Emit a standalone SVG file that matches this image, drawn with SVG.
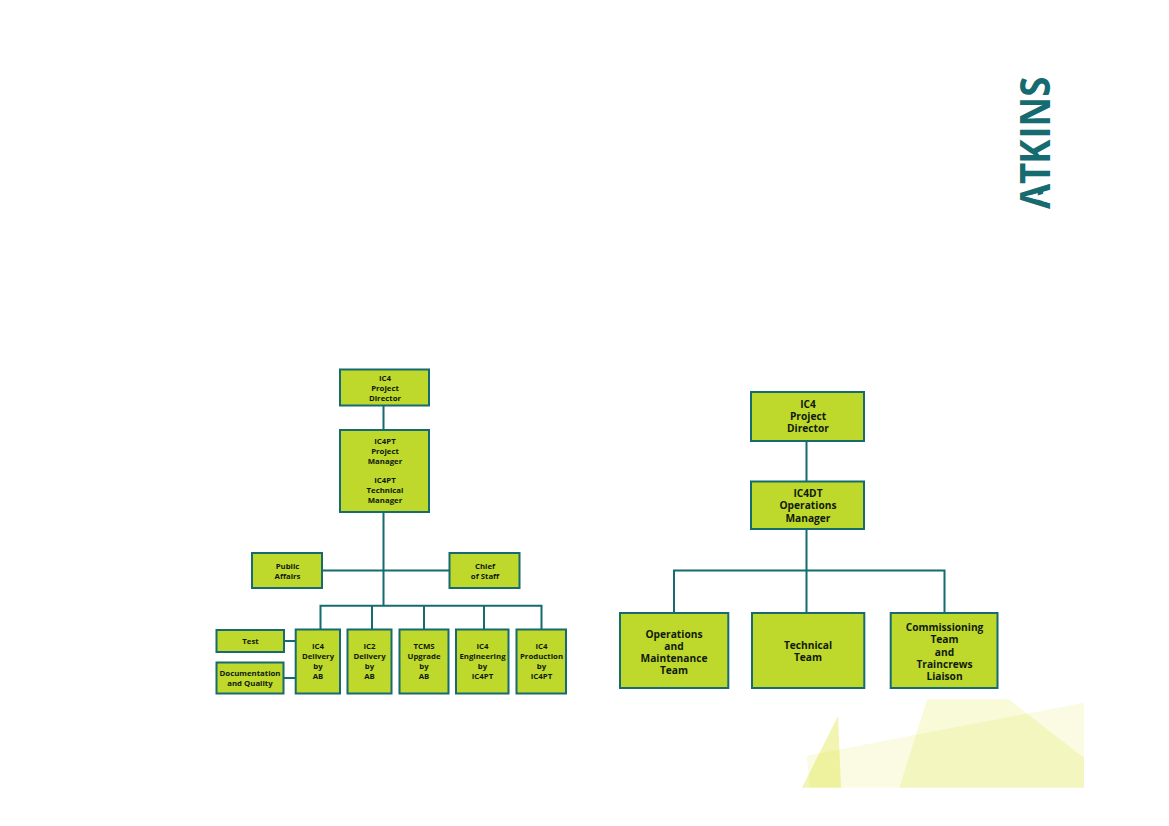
<svg xmlns="http://www.w3.org/2000/svg" width="1169" height="826" viewBox="0 0 1169 826">
<style>
.b{fill:#bed82b;stroke:#156b6f;stroke-width:2}
.c{fill:none;stroke:#156b6f;stroke-width:2}
.t{font-family:"Open Sans","Noto Sans",sans-serif;font-weight:700;fill:#0f1a0c;text-anchor:middle}
.s{font-size:7.8px}
.l{font-size:10.2px}
.bg{fill:#dce63c}
</style>
<rect width="1169" height="826" fill="#fff"/>
<g id="background">
<polygon class="bg" opacity=".15" points="806.7,755.7 1084,702.7 1084,787.7 810,787.7"/>
<polygon class="bg" opacity=".2" points="927.3,699.3 1008.3,699.3 1084,757.7 1084,787.7 899.3,787.7"/>
<polygon class="bg" opacity=".4" points="802,787.7 838,716 841,787.7"/>
</g>
<g id="logo">
<text transform="translate(1050,209) rotate(-90) scale(.9,1)" font-family="'Open Sans',sans-serif" font-size="40.5" font-weight="700" fill="#156b6f" x="0 27.8 50.4 78.2 91.6 124.7">ATKINS</text>
<polygon points="1051,191.500 1051,203.500 1031,197.500" fill="#fff"/>
</g>
<g id="connectors">
<path class="c" d="M383.5 405.7V430M383.5 512V605.7M322.3 570.5H449.3M320.5 629.3V605.7H541.5V629.3M372 605.7V629.3M424 605.7V629.3M484 605.7V629.3M284 641H295.7M284 678H295.7"/>
<path class="c" d="M806.5 441V481.3M806.5 529V613M674 613V570.5H944.5V613"/>
</g>
<g id="n1"><rect class="b" x="340" y="369.500" width="89" height="36"/><text class="t s"><tspan x="385" y="381">IC4</tspan><tspan x="385" y="391">Project</tspan><tspan x="385" y="401">Director</tspan></text></g>
<g id="n2"><rect class="b" x="340" y="430" width="89" height="82"/><text class="t s"><tspan x="385" y="444">IC4PT</tspan><tspan x="385" y="454">Project</tspan><tspan x="385" y="464">Manager</tspan><tspan x="385" y="483">IC4PT</tspan><tspan x="385" y="493">Technical</tspan><tspan x="385" y="503">Manager</tspan></text></g>
<g id="n3"><rect class="b" x="252" y="553" width="70" height="35"/><text class="t s"><tspan x="287.500" y="569">Public</tspan><tspan x="287.500" y="579">Affairs</tspan></text></g>
<g id="n4"><rect class="b" x="449.500" y="553" width="70" height="35"/><text class="t s"><tspan x="485" y="569">Chief</tspan><tspan x="485" y="579">of Staff</tspan></text></g>
<g id="n5"><rect class="b" x="216.500" y="630" width="67.500" height="22"/><text class="t s"><tspan x="250.500" y="644">Test</tspan></text></g>
<g id="n6"><rect class="b" x="216.500" y="662.500" width="67" height="31"/><text class="t s"><tspan x="250" y="676">Documentation</tspan><tspan x="250" y="686">and Quality</tspan></text></g>
<g id="n7"><rect class="b" x="295.700" y="629.500" width="44.300" height="64"/><text class="t s"><tspan x="318" y="649">IC4</tspan><tspan x="318" y="659">Delivery</tspan><tspan x="318" y="669">by</tspan><tspan x="318" y="679">AB</tspan></text></g>
<g id="n8"><rect class="b" x="347.500" y="629.500" width="44" height="64"/><text class="t s"><tspan x="369.500" y="649">IC2</tspan><tspan x="369.500" y="659">Delivery</tspan><tspan x="369.500" y="669">by</tspan><tspan x="369.500" y="679">AB</tspan></text></g>
<g id="n9"><rect class="b" x="399.500" y="629.500" width="49" height="64"/><text class="t s"><tspan x="424" y="649">TCMS</tspan><tspan x="424" y="659">Upgrade</tspan><tspan x="424" y="669">by</tspan><tspan x="424" y="679">AB</tspan></text></g>
<g id="n10"><rect class="b" x="456" y="629.500" width="52.500" height="64"/><text class="t s"><tspan x="482.500" y="649">IC4</tspan><tspan x="482.500" y="659">Engineering</tspan><tspan x="482.500" y="669">by</tspan><tspan x="482.500" y="679">IC4PT</tspan></text></g>
<g id="n11"><rect class="b" x="516.500" y="629.500" width="49.500" height="64"/><text class="t s"><tspan x="541.500" y="649">IC4</tspan><tspan x="541.500" y="659">Production</tspan><tspan x="541.500" y="669">by</tspan><tspan x="541.500" y="679">IC4PT</tspan></text></g>
<g id="m1"><rect class="b" x="751" y="392" width="113" height="49"/><text class="t l"><tspan x="808" y="407.500">IC4</tspan><tspan x="808" y="419.500">Project</tspan><tspan x="808" y="431.500">Director</tspan></text></g>
<g id="m2"><rect class="b" x="751" y="481.500" width="113" height="47.500"/><text class="t l"><tspan x="808" y="497">IC4DT</tspan><tspan x="808" y="509">Operations</tspan><tspan x="808" y="521.500">Manager</tspan></text></g>
<g id="m3"><rect class="b" x="620" y="613" width="108.300" height="75"/><text class="t l"><tspan x="674" y="637.500">Operations</tspan><tspan x="674" y="650">and</tspan><tspan x="674" y="662">Maintenance</tspan><tspan x="674" y="674">Team</tspan></text></g>
<g id="m4"><rect class="b" x="752" y="613" width="112.300" height="75"/><text class="t l"><tspan x="808" y="649">Technical</tspan><tspan x="808" y="661">Team</tspan></text></g>
<g id="m5"><rect class="b" x="890.700" y="613" width="106.800" height="75"/><text class="t l"><tspan x="944.500" y="631">Commissioning</tspan><tspan x="944.500" y="643">Team</tspan><tspan x="944.500" y="655.500">and</tspan><tspan x="944.500" y="667.500">Traincrews</tspan><tspan x="944.500" y="679.500">Liaison</tspan></text></g>
</svg>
------------
Pictures are excluded; copy all other data exactly as shown.

Emit a standalone SVG file that matches this image, drawn with SVG.
<svg xmlns="http://www.w3.org/2000/svg" width="1169" height="826" viewBox="0 0 1169 826">
<style>
.b{fill:#bed82b;stroke:#156b6f;stroke-width:2}
.c{fill:none;stroke:#156b6f;stroke-width:2}
.t{font-family:"Open Sans","Noto Sans",sans-serif;font-weight:700;fill:#0f1a0c;text-anchor:middle}
.s{font-size:7.8px}
.l{font-size:10.2px}
.bg{fill:#dce63c}
</style>
<rect width="1169" height="826" fill="#fff"/>
<g id="background">
<polygon class="bg" opacity=".15" points="806.7,755.7 1084,702.7 1084,787.7 810,787.7"/>
<polygon class="bg" opacity=".2" points="927.3,699.3 1008.3,699.3 1084,757.7 1084,787.7 899.3,787.7"/>
<polygon class="bg" opacity=".4" points="802,787.7 838,716 841,787.7"/>
</g>
<g id="logo">
<text transform="translate(1050,209) rotate(-90) scale(.9,1)" font-family="'Open Sans',sans-serif" font-size="40.5" font-weight="700" fill="#156b6f" x="0 27.8 50.4 78.2 91.6 124.7">ATKINS</text>
<polygon points="1051,191.500 1051,203.500 1031,197.500" fill="#fff"/>
</g>
<g id="connectors">
<path class="c" d="M383.5 405.7V430M383.5 512V605.7M322.3 570.5H449.3M320.5 629.3V605.7H541.5V629.3M372 605.7V629.3M424 605.7V629.3M484 605.7V629.3M284 641H295.7M284 678H295.7"/>
<path class="c" d="M806.5 441V481.3M806.5 529V613M674 613V570.5H944.5V613"/>
</g>
<g id="n1"><rect class="b" x="340" y="369.500" width="89" height="36"/><text class="t s"><tspan x="385" y="381">IC4</tspan><tspan x="385" y="391">Project</tspan><tspan x="385" y="401">Director</tspan></text></g>
<g id="n2"><rect class="b" x="340" y="430" width="89" height="82"/><text class="t s"><tspan x="385" y="444">IC4PT</tspan><tspan x="385" y="454">Project</tspan><tspan x="385" y="464">Manager</tspan><tspan x="385" y="483">IC4PT</tspan><tspan x="385" y="493">Technical</tspan><tspan x="385" y="503">Manager</tspan></text></g>
<g id="n3"><rect class="b" x="252" y="553" width="70" height="35"/><text class="t s"><tspan x="287.500" y="569">Public</tspan><tspan x="287.500" y="579">Affairs</tspan></text></g>
<g id="n4"><rect class="b" x="449.500" y="553" width="70" height="35"/><text class="t s"><tspan x="485" y="569">Chief</tspan><tspan x="485" y="579">of Staff</tspan></text></g>
<g id="n5"><rect class="b" x="216.500" y="630" width="67.500" height="22"/><text class="t s"><tspan x="250.500" y="644">Test</tspan></text></g>
<g id="n6"><rect class="b" x="216.500" y="662.500" width="67" height="31"/><text class="t s"><tspan x="250" y="676">Documentation</tspan><tspan x="250" y="686">and Quality</tspan></text></g>
<g id="n7"><rect class="b" x="295.700" y="629.500" width="44.300" height="64"/><text class="t s"><tspan x="318" y="649">IC4</tspan><tspan x="318" y="659">Delivery</tspan><tspan x="318" y="669">by</tspan><tspan x="318" y="679">AB</tspan></text></g>
<g id="n8"><rect class="b" x="347.500" y="629.500" width="44" height="64"/><text class="t s"><tspan x="369.500" y="649">IC2</tspan><tspan x="369.500" y="659">Delivery</tspan><tspan x="369.500" y="669">by</tspan><tspan x="369.500" y="679">AB</tspan></text></g>
<g id="n9"><rect class="b" x="399.500" y="629.500" width="49" height="64"/><text class="t s"><tspan x="424" y="649">TCMS</tspan><tspan x="424" y="659">Upgrade</tspan><tspan x="424" y="669">by</tspan><tspan x="424" y="679">AB</tspan></text></g>
<g id="n10"><rect class="b" x="456" y="629.500" width="52.500" height="64"/><text class="t s"><tspan x="482.500" y="649">IC4</tspan><tspan x="482.500" y="659">Engineering</tspan><tspan x="482.500" y="669">by</tspan><tspan x="482.500" y="679">IC4PT</tspan></text></g>
<g id="n11"><rect class="b" x="516.500" y="629.500" width="49.500" height="64"/><text class="t s"><tspan x="541.500" y="649">IC4</tspan><tspan x="541.500" y="659">Production</tspan><tspan x="541.500" y="669">by</tspan><tspan x="541.500" y="679">IC4PT</tspan></text></g>
<g id="m1"><rect class="b" x="751" y="392" width="113" height="49"/><text class="t l"><tspan x="808" y="407.500">IC4</tspan><tspan x="808" y="419.500">Project</tspan><tspan x="808" y="431.500">Director</tspan></text></g>
<g id="m2"><rect class="b" x="751" y="481.500" width="113" height="47.500"/><text class="t l"><tspan x="808" y="497">IC4DT</tspan><tspan x="808" y="509">Operations</tspan><tspan x="808" y="521.500">Manager</tspan></text></g>
<g id="m3"><rect class="b" x="620" y="613" width="108.300" height="75"/><text class="t l"><tspan x="674" y="637.500">Operations</tspan><tspan x="674" y="650">and</tspan><tspan x="674" y="662">Maintenance</tspan><tspan x="674" y="674">Team</tspan></text></g>
<g id="m4"><rect class="b" x="752" y="613" width="112.300" height="75"/><text class="t l"><tspan x="808" y="649">Technical</tspan><tspan x="808" y="661">Team</tspan></text></g>
<g id="m5"><rect class="b" x="890.700" y="613" width="106.800" height="75"/><text class="t l"><tspan x="944.500" y="631">Commissioning</tspan><tspan x="944.500" y="643">Team</tspan><tspan x="944.500" y="655.500">and</tspan><tspan x="944.500" y="667.500">Traincrews</tspan><tspan x="944.500" y="679.500">Liaison</tspan></text></g>
</svg>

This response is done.